Our former first lady is on a book tour. And, while journalists are focused on the book’s revelation that Obama’s daughters Sasha and Malia were conceived via IVF, Obama’s book “Becoming” offers an even bigger bombshell—that her kids are not her whole life, her whole source of happiness or her sole purpose.

Gasp! I KNOW.

In a recent interview with People magazine, Obama notes that her youngest is about to graduate high school. While many would be feeling major empty nest sadness, the former FLOTUS reveals that she's cool with her kids leaving home, and the reason is simple: "I don’t need my children to make me happy. I had them so that they’d happy."

Yes, Michelle, yes! There’s a lot of mom guilt and raised eyebrows that come a woman’s way when she admits things other than her children make her happy.

We miss out on the opportunity to reach our own full potential, away from our children, when we live through—and for—them.

I started noticing it when my youngest went to kindergarten. Many of my friends whose youngest were the same age, suddenly felt like they had a hole to fill.

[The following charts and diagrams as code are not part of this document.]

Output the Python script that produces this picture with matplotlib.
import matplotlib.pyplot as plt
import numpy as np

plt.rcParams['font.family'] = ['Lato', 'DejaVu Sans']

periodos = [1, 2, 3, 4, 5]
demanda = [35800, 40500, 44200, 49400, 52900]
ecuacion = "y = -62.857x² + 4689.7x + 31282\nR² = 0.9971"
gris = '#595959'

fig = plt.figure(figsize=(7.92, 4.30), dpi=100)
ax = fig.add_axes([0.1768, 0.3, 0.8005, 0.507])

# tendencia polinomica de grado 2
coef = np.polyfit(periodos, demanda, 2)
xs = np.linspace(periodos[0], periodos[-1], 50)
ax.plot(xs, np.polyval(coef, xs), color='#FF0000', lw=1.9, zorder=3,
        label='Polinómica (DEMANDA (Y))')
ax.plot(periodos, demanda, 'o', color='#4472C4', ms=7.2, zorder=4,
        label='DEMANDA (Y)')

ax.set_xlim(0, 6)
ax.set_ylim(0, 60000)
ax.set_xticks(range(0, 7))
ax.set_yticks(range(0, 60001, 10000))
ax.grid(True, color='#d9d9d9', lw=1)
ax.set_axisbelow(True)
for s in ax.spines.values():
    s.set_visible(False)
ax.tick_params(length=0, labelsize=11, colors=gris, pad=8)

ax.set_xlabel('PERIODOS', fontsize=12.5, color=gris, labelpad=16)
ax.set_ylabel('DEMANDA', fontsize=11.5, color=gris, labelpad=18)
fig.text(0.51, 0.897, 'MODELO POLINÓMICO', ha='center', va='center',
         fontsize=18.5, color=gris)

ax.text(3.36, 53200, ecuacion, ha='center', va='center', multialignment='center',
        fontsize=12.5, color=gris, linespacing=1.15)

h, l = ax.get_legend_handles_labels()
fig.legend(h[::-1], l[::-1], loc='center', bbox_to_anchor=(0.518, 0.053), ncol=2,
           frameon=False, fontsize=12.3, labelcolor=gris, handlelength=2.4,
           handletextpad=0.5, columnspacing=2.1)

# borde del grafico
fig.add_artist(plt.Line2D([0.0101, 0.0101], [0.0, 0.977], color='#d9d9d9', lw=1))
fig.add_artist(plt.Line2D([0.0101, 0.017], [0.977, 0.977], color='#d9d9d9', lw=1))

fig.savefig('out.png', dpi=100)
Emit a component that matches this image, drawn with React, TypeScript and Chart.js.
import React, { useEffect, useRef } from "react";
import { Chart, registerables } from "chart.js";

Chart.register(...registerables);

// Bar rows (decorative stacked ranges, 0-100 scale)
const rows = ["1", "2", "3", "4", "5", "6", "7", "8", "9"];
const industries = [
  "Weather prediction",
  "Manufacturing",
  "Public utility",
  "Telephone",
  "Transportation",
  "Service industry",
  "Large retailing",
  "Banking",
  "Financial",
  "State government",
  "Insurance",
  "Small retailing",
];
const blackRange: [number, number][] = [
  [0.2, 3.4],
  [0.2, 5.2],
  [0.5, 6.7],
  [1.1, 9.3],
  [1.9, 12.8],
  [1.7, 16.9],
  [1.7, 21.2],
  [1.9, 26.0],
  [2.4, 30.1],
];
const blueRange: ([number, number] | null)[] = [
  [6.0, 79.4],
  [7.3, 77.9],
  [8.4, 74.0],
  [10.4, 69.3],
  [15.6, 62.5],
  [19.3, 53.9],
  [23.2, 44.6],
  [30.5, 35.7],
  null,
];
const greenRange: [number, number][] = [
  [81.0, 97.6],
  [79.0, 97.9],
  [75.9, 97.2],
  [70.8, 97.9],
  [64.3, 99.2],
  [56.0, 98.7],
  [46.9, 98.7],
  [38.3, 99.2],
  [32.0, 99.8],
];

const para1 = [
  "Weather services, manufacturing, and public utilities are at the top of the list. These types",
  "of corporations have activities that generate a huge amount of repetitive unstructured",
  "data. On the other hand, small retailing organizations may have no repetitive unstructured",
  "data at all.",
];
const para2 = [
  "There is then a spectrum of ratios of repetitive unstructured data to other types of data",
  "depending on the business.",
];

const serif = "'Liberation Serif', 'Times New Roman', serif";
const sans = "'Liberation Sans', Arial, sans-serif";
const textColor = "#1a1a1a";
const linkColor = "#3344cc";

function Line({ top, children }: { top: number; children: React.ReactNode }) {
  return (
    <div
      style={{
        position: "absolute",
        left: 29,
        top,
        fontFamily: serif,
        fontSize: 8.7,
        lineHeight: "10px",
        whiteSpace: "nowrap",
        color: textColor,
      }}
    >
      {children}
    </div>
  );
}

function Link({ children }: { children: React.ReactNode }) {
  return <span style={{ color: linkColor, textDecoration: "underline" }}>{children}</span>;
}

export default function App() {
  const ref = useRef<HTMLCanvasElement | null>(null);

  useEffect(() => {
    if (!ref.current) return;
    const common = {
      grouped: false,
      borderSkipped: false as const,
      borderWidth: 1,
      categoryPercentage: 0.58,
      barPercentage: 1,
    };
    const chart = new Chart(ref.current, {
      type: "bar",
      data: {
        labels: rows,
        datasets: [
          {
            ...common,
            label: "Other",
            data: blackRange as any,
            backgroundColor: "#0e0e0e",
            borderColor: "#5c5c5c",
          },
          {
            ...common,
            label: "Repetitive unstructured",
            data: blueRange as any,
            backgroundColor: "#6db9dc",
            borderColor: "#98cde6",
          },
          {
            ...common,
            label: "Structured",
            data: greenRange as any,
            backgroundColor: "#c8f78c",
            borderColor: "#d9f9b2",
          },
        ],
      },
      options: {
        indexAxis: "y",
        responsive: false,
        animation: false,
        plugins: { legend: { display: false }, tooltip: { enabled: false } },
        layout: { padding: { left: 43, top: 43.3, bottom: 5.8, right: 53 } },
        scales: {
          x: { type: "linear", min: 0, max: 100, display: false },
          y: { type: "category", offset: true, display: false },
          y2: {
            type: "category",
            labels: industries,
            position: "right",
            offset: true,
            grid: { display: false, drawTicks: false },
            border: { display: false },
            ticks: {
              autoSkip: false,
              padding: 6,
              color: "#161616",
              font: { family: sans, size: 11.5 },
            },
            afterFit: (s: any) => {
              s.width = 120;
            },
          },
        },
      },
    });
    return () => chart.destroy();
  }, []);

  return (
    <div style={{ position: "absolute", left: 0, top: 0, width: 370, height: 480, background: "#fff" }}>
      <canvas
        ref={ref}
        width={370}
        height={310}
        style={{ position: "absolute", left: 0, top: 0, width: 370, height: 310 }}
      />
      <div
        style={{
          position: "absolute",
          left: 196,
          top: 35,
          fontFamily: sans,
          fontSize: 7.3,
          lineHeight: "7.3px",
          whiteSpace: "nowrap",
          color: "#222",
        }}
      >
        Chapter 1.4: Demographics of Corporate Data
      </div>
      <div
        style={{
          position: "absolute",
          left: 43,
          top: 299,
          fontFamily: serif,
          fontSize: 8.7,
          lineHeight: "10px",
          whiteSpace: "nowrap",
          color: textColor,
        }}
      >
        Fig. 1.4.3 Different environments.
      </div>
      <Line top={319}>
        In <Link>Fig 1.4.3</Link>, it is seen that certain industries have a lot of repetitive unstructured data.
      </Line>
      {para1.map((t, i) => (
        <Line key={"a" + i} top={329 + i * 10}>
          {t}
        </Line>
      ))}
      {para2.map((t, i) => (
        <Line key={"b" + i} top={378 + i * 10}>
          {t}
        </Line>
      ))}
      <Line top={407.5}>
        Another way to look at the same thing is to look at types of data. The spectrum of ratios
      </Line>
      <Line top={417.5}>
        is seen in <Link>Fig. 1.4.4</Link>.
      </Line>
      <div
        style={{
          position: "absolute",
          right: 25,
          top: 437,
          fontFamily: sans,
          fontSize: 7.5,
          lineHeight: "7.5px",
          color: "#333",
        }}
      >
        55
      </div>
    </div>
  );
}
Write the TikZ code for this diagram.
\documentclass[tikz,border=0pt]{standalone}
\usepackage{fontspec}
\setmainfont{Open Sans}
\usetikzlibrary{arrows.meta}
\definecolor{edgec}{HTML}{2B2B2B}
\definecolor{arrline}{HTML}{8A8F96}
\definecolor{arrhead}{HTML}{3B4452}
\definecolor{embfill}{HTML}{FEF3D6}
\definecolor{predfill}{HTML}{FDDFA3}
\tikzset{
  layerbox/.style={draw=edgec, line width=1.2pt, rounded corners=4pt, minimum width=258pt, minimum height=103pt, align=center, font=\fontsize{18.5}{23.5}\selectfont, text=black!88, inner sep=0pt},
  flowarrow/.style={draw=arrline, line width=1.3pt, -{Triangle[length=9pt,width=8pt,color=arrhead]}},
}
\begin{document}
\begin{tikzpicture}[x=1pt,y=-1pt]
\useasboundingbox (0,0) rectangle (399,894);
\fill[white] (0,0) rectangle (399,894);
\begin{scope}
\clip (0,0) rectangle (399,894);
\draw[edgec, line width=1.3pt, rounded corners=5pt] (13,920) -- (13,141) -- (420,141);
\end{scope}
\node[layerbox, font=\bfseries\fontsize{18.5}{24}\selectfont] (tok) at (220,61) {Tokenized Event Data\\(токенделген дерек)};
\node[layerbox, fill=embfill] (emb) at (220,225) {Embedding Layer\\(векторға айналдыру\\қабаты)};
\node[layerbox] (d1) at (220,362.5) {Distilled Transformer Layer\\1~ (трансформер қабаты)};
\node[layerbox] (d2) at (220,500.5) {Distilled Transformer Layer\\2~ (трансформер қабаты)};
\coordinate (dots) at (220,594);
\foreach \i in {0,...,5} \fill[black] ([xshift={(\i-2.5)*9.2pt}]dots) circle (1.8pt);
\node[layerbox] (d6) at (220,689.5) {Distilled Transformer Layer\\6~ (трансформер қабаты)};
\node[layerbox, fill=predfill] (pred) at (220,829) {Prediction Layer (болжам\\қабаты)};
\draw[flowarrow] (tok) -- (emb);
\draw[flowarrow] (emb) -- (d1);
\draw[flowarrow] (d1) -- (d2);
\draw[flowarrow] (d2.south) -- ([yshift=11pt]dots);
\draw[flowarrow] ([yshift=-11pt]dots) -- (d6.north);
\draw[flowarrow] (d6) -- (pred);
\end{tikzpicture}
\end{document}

Their little ones were going to be in school for a longer day. Their kids would have after-school play dates and sleepovers. This all meant Mom wasn’t on duty quite so much. While their kids would still need them emotionally, physically, Mom’s role was changing. This seemed to cause a stir, if not an earthquake, inside a lot of moms.

They panicked, questioning themselves, their choices. Wondered if they should go back to work or ramp up their current schedule. Who can blame them? When you have infants or toddlers in the house, it's all hands on deck. There isn't much time left for thinking about personal happiness.

This is what happens when you make your children the only source of happiness and self throughout the early years. This can only lead to feelings of deep depression when they don't need us quite so badly—and that will happen. It's inevitable.

Every year of our children's lives, they grow more independent. They need us less and less, and that's a good thing. It means you did a good job, encouraging your child to spread their wings and see the world—even if that means not doing it with you.

We miss out on the opportunity to reach our own full potential, away from our children, when we live through—and for—them. It's not good for us or our children.

So, let's all remember that life doesn’t end when our children’s adult lives begin. Having a full life outside of our children doesn't mean we love our children any less. It's just one more way we can better take care of them and ourselves. I think we can all vote for that.